_GOAL_
Copy out every line containing the word "that".
* START *
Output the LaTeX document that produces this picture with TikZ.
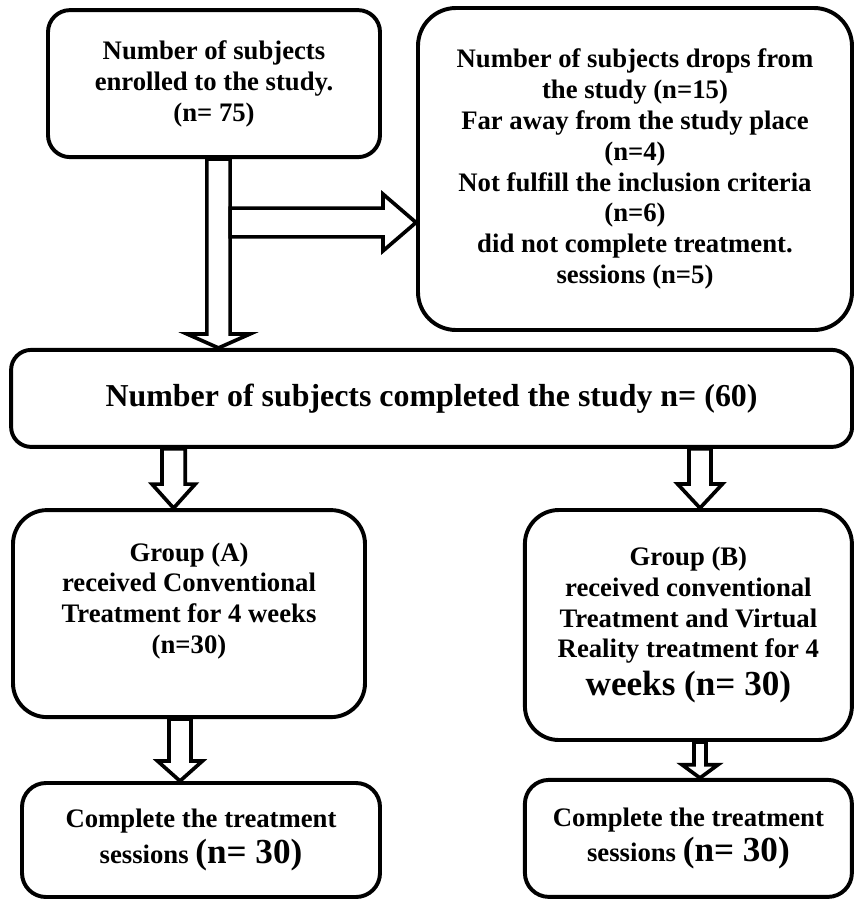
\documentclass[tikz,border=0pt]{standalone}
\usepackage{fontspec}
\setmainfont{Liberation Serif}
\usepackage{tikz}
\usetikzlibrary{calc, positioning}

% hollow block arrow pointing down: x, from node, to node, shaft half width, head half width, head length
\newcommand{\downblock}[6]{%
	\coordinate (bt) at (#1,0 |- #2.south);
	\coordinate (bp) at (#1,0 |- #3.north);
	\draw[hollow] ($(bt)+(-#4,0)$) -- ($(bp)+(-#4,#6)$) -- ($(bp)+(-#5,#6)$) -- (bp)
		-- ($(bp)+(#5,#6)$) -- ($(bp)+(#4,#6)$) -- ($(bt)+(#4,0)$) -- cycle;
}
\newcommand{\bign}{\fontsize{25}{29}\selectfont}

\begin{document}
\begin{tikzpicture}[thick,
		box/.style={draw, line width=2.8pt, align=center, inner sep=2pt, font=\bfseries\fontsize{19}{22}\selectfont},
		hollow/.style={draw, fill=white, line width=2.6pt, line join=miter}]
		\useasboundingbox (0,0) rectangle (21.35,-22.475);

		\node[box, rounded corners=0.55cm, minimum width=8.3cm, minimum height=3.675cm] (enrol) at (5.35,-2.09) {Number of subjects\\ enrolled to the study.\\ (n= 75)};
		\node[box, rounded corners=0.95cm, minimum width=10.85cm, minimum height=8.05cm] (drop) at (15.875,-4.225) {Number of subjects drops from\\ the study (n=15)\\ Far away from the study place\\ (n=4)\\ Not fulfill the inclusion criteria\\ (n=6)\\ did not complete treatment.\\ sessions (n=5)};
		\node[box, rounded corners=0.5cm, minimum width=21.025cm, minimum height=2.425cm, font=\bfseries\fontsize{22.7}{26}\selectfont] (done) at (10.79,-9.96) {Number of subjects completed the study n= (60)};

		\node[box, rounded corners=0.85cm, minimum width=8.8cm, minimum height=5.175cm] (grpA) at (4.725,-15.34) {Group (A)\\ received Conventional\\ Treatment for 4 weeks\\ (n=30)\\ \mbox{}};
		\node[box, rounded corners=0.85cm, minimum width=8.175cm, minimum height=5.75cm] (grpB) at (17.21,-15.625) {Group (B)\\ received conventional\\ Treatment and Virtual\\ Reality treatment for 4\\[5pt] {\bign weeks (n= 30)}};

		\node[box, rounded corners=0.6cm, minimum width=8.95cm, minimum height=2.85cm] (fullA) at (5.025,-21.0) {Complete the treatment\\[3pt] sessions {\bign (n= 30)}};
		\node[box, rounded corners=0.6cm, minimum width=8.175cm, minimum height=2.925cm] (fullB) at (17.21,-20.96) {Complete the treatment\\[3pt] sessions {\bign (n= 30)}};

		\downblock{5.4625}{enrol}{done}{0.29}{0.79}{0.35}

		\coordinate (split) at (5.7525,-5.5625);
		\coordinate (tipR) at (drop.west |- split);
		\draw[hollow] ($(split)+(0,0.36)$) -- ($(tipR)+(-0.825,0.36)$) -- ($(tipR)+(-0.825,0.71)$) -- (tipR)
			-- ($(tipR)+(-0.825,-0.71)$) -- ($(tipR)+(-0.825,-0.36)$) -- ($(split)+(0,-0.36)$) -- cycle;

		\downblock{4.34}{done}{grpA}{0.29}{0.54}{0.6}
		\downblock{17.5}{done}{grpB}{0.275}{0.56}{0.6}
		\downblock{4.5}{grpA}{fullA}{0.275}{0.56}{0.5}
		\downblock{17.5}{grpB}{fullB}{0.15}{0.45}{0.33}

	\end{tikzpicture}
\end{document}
* END *
* START *
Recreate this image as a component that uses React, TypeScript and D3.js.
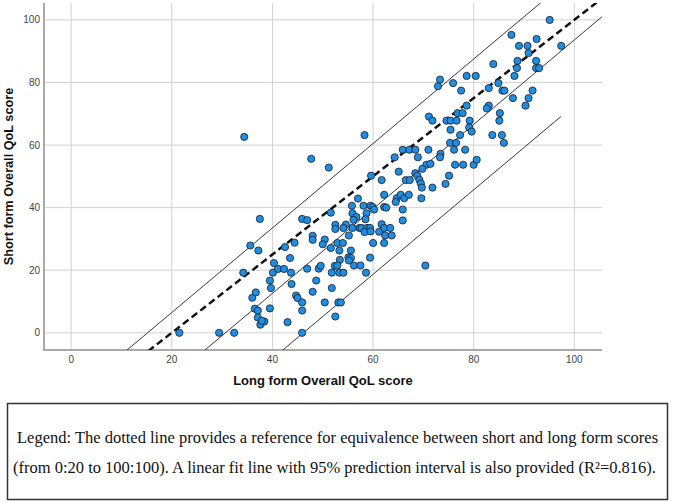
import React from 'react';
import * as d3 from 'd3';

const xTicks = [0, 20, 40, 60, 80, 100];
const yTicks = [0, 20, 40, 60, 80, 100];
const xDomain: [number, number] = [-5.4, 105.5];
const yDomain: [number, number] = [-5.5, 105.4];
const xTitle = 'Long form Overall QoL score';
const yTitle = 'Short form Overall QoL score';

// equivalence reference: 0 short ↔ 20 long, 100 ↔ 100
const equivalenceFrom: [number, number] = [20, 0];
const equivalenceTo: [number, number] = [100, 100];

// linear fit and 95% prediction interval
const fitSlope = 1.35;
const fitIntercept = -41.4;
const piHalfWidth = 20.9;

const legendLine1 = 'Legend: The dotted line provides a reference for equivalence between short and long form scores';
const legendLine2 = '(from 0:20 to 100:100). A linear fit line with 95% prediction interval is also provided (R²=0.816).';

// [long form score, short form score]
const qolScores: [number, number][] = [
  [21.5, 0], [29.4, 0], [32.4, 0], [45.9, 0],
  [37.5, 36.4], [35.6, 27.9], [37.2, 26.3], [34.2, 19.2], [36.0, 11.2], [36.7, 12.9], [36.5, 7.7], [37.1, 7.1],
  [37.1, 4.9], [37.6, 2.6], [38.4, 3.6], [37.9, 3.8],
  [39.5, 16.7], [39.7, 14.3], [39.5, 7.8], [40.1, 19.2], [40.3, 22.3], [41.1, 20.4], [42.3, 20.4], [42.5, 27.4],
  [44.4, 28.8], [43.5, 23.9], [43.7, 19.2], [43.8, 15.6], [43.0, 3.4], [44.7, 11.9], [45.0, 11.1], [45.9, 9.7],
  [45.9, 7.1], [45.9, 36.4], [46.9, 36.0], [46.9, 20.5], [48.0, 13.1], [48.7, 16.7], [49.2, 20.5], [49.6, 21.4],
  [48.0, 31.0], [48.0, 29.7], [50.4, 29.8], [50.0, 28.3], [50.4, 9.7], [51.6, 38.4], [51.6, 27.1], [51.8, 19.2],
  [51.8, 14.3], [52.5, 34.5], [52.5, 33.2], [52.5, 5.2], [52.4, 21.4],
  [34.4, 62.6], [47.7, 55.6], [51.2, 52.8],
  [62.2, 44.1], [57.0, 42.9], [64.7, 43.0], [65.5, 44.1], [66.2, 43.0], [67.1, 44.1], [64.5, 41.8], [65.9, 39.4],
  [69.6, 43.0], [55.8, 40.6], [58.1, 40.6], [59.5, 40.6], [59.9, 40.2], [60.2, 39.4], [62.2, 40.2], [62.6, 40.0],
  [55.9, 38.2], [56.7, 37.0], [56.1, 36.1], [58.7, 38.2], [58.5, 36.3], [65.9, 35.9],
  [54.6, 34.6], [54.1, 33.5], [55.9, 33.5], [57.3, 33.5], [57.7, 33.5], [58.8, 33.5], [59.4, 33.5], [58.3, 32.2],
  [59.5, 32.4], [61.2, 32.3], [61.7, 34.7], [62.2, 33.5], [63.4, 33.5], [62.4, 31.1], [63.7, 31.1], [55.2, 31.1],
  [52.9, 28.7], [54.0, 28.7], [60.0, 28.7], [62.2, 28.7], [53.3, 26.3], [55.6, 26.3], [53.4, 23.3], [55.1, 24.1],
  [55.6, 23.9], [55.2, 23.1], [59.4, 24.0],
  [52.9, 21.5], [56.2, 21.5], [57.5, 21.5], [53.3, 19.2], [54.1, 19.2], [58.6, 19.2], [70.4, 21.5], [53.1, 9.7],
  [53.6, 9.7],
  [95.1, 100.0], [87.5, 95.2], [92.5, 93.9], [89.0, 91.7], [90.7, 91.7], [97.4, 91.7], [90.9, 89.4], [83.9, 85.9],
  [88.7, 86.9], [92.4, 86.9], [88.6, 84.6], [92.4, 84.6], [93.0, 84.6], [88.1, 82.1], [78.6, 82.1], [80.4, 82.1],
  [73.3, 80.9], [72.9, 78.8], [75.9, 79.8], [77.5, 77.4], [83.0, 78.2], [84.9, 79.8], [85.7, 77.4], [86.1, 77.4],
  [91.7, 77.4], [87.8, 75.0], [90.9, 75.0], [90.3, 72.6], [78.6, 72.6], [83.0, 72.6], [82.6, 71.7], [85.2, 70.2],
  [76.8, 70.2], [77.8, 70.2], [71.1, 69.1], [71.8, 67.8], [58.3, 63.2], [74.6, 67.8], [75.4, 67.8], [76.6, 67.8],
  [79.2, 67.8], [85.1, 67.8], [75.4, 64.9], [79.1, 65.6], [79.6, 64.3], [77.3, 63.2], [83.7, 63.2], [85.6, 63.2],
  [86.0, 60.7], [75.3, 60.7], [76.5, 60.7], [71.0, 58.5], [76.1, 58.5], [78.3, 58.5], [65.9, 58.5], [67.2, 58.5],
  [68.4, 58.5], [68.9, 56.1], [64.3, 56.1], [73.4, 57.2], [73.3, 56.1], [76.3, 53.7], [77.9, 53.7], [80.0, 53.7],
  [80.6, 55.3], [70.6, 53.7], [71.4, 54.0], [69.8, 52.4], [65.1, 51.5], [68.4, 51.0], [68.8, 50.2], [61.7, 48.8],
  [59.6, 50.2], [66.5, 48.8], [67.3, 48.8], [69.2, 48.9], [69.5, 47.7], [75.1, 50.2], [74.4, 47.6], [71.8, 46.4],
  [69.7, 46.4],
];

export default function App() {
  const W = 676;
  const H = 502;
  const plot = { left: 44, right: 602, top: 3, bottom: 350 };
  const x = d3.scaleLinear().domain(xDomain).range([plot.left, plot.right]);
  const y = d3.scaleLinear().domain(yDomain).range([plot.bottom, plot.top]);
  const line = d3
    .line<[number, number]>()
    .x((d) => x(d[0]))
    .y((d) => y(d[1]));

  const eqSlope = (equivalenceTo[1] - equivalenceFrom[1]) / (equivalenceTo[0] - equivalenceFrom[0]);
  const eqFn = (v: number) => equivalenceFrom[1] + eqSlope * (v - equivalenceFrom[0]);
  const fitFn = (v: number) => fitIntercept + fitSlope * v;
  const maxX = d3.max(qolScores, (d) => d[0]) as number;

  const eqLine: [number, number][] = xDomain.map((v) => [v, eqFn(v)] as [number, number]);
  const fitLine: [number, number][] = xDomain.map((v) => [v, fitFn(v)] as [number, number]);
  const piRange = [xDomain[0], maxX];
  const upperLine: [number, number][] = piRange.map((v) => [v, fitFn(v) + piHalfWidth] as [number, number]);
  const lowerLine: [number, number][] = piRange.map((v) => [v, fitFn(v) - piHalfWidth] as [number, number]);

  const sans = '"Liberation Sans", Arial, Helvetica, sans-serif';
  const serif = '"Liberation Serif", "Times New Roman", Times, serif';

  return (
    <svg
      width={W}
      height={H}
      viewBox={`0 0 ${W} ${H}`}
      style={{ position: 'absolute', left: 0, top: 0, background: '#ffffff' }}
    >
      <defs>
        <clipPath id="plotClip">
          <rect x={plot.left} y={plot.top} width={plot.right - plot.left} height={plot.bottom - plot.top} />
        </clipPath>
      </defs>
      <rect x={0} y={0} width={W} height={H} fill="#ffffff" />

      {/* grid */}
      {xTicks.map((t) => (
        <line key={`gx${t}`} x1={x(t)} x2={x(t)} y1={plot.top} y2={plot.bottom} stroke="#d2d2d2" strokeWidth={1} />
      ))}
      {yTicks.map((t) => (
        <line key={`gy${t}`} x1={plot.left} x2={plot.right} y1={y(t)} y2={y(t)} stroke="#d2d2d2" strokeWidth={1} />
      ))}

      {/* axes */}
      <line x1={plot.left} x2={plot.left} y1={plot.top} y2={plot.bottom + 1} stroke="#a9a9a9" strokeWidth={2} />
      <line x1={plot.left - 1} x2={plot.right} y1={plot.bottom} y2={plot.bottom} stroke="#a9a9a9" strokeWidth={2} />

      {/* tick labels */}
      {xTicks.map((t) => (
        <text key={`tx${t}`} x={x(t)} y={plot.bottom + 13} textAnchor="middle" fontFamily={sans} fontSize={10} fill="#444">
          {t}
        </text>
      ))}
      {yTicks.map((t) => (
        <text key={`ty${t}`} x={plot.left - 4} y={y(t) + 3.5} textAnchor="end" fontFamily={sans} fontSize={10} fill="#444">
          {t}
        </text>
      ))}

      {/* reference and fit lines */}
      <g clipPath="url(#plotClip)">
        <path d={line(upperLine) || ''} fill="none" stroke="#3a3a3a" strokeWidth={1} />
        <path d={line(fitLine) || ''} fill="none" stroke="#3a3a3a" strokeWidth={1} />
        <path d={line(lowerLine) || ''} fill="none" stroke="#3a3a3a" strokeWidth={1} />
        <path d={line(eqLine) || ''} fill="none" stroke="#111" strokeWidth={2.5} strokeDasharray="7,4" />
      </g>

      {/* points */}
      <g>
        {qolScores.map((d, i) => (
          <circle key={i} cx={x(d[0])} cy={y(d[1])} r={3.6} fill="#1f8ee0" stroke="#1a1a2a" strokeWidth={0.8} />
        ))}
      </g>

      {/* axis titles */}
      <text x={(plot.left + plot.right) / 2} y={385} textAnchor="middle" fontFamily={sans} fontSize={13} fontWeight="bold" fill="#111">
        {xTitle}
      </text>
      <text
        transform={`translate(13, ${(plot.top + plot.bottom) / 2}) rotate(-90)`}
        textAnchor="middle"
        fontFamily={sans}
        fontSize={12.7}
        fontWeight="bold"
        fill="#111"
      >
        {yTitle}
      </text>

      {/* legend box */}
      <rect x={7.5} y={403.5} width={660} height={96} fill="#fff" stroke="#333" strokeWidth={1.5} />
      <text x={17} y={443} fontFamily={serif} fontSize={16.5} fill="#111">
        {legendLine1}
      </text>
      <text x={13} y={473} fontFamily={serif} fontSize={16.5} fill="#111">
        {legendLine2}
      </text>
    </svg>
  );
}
* END *
_RESULT FOR THIS EXERCISE_
Output the LaTeX document that produces this picture with TikZ.
Recreate this image as a component that uses React, TypeScript and D3.js.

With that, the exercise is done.